We often hear people say that time is our most valuable resource. Others argue that money is the key to freedom. While both have value, there is something even more important that determines the quality of your life: your attention.
Your attention is the lens through which you experience reality. It influences your emotions, your decisions, your relationships, and ultimately the direction of your life. Most people underestimate how powerful it is. They give it away freely without realizing the cost.
Think about how many things compete for your attention every day. Social media notifications, breaking news, advertisements, arguments online, workplace drama, worries about the future, regrets from the past. Each one is asking for a piece of your mental energy.
The problem isn’t that these things exist. The problem is that many people never consciously choose where their attention goes. Instead, they allow the loudest voice, the biggest fear, or the strongest emotion to decide for them.
Where attention goes, energy flows.
If your attention is constantly focused on what is missing, life begins to feel incomplete. If your attention is fixed on problems, you’ll start seeing obstacles everywhere. If your attention is consumed by comparison, you’ll struggle to appreciate your own path.
This doesn’t mean we should ignore challenges or pretend everything is perfect. It means we should become aware of what we are feeding our minds every day.
Many people wake up and immediately check their phones. Before their feet even touch the floor, they’ve already absorbed other people’s opinions, achievements, conflicts, and anxieties. Then they wonder why they feel overwhelmed before the day has even started.
Attention is like water. Whatever you pour it into will grow.
Feed resentment and resentment grows.
Feed fear and fear grows.
Feed gratitude and gratitude grows.
Feed peace and peace grows.
One of the simplest practices you can develop is what I call an “attention audit.” Throughout the day, pause and ask yourself:
What am I focusing on right now?
Is this helping me or draining me?
Would I consciously choose to give my energy to this?
These questions can reveal just how much of your life is running on autopilot.
The spiritual journey is not about escaping reality. It’s about becoming more intentional with your awareness. Meditation teaches this beautifully. Every time your mind wanders and you gently bring it back to the present moment, you’re strengthening your ability to direct your attention instead of being controlled by it.
Over time, this changes everything.
You become less reactive.
You stop feeding unnecessary drama.
You spend less time worrying about people who aren’t thinking about you.
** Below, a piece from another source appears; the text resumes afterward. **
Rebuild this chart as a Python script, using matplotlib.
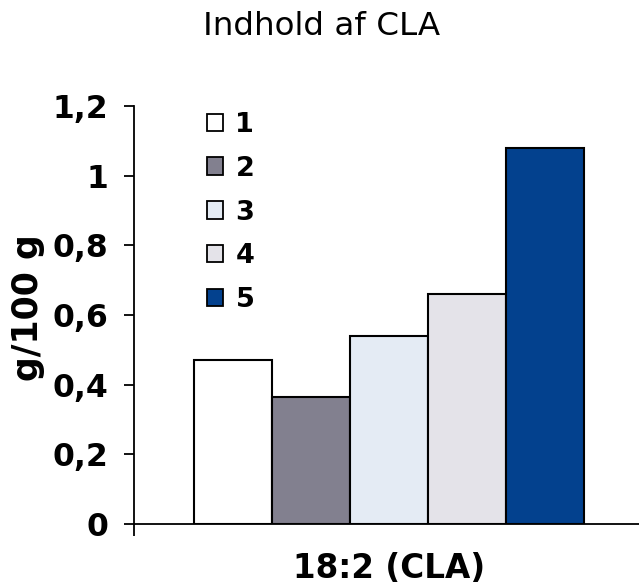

You become more present with the people who matter.
Most importantly, you begin creating a reality that reflects your values rather than your fears.
At the end of the day, your life is largely shaped by what you consistently focus on. The quality of your attention determines the quality of your experience.
Protect it.
Direct it wisely.
Because whether you realize it or not, your attention is creating your reality every single day.